People are silhouetted against a display of the Nikon brand logo at the CP+ camera and photo trade fair in Yokohama, Japan

ASML dominates the market for lithography machines used by the world’s biggest chipmakers to make circuits ever smaller, faster and more powerful. It generates around 80 percent of revenues in that market, ahead of No.2 player Nikon and No.3 Canon Inc, according to rating agency Fitch.

The round of lawsuits and countersuits follows efforts to renegotiate a patent deal between ASML and Nikon that expired in 2014 and threatens to revive patent battles that stretch back to the turn of the century.

Patent wars are infrequent in the technology industry, which depends on thousands of patents that companies frequently cross license to rivals while reserving their most strategic intellectual property to create proprietary products.

Intense competition sometimes spills over into costly legal battles as seen in a string of patent wars among smartphone makers in recent years.

ASML, Nikon, and Zeiss settled litigation in 2004 after the International Trade Commission found ASML had not infringed Nikon patents.

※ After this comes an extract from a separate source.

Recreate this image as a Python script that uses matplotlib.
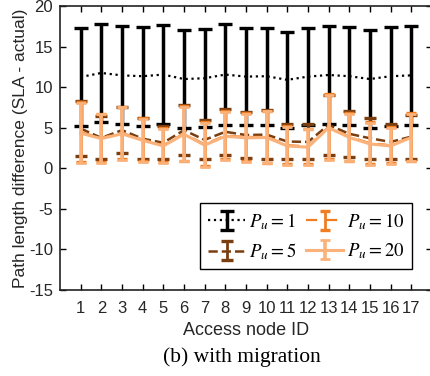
import numpy as np
import matplotlib
matplotlib.use("Agg")
import matplotlib.pyplot as plt

plt.rcParams['font.family'] = ['Liberation Sans', 'DejaVu Sans']
plt.rcParams['mathtext.fontset'] = 'stix'
plt.rcParams['axes.unicode_minus'] = False

nodes = np.arange(1, 18)

# P_u = 1
mean_p1 = [11.25, 11.75, 11.45, 11.35, 11.55, 11.0, 11.1, 11.55, 11.3, 11.35,
           10.9, 11.3, 11.5, 11.35, 11.0, 11.35, 11.45]
err_p1 = [6.0, 6.05, 6.05, 6.1, 6.1, 6.0, 6.05, 6.2, 6.0, 6.0,
          5.95, 6.0, 6.0, 6.05, 6.0, 6.1, 6.1]
# P_u = 5
mean_p5 = [4.9, 3.75, 4.7, 3.65, 3.15, 4.7, 3.5, 4.5, 4.1, 4.15,
           3.3, 3.25, 5.35, 4.25, 3.7, 3.25, 3.9]
err_p5 = [3.4, 2.65, 2.8, 2.55, 2.05, 3.1, 2.4, 2.8, 2.8, 3.05,
          2.2, 2.15, 3.65, 2.85, 2.5, 2.15, 2.7]
# P_u = 10
mean_p10 = [4.45, 3.75, 4.35, 3.55, 2.85, 4.3, 2.95, 4.05, 3.85, 3.9,
            2.85, 2.7, 5.1, 3.9, 3.1, 2.85, 3.9]
err_p10 = [3.7, 3.0, 3.25, 2.65, 2.1, 3.35, 2.7, 2.95, 2.95, 3.2,
           2.35, 2.2, 4.0, 2.95, 2.6, 2.25, 2.95]
# P_u = 20
mean_p20 = [4.33, 3.66, 4.25, 3.45, 2.75, 4.2, 2.85, 3.95, 3.75, 3.8,
            2.75, 2.6, 5.0, 3.8, 3.0, 2.75, 3.8]
err_p20 = [3.73, 3.0, 3.25, 2.65, 2.1, 3.35, 2.7, 2.95, 2.95, 3.2,
           2.35, 2.2, 4.0, 2.95, 2.6, 2.25, 2.95]

labels = [r'$P_u = 1$', r'$P_u = 5$', r'$P_u = 10$', r'$P_u = 20$']

C_BLACK = 'black'
C_BROWN = '#7a3e10'
C_ORANGE = '#f07d22'
C_LIGHT = '#fbb27a'
TXT = '#262626'

fig = plt.figure(figsize=(4.3, 3.76), dpi=100)
ax = fig.add_axes([0.1395, 0.2287, 0.865, 0.7553])

ax.errorbar(nodes, mean_p1, yerr=err_p1, fmt='', linestyle=':', color=C_BLACK,
            lw=1.6, elinewidth=2.5, capsize=5, capthick=2.4, zorder=2, label=labels[0])
ax.errorbar(nodes, mean_p5, yerr=err_p5, fmt='', linestyle='--', color=C_BROWN,
            lw=1.8, elinewidth=2.0, capsize=4, capthick=2.4, zorder=3, label=labels[1])
ax.errorbar(nodes, mean_p10, yerr=err_p10, fmt='', linestyle=(0, (5, 4)), color=C_ORANGE,
            lw=1.6, elinewidth=2.0, capsize=3.5, capthick=2.4, zorder=4, label=labels[2])
ax.errorbar(nodes, mean_p20, yerr=err_p20, fmt='', linestyle='-', color=C_LIGHT,
            lw=2.2, elinewidth=2.6, capsize=3.5, capthick=2.0, zorder=5, label=labels[3])

ax.set_xlim(0, 18)
ax.set_ylim(-15, 20)
ax.set_xticks(nodes)
ax.set_yticks(np.arange(-15, 21, 5))
ax.tick_params(direction='in', length=4, width=1, top=True, right=True,
               labelsize=12, labelcolor=TXT)
ax.tick_params(axis='x', pad=8)
ax.tick_params(axis='y', pad=5)
for s in ax.spines.values():
    s.set_linewidth(1.2)
    s.set_color('#222222')

ax.set_xlabel('Access node ID', fontsize=13, labelpad=4, color=TXT)
ax.set_ylabel('Path length difference (SLA - actual)', fontsize=12.5, labelpad=1, color=TXT)

leg = ax.legend(ncol=2, loc='lower right', bbox_to_anchor=(0.972, 0.04),
                fontsize=13.5, frameon=True, fancybox=False, framealpha=1,
                edgecolor='black', handlelength=2.0, handletextpad=0.2,
                columnspacing=0.5, borderpad=0.4, labelspacing=0.5)
leg.get_frame().set_linewidth(1.0)

fig.text(0.563, 0.051, '(b) with migration', ha='center', va='center',
         fontsize=15.5, family='Liberation Serif')

fig.savefig('out.png', dpi=100)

ASML, which denies infringing any of Nikon’s patents, said it was left with no choice but to file counter-suits.

Nikon, the world’s eighth-largest chip equipment maker, said on Monday it had filed a patent case against ASML and Zeiss, accusing them of using its lithography technology without permission. The Tokyo-based company filed a string of suits in the Netherlands, Germany, and Japan.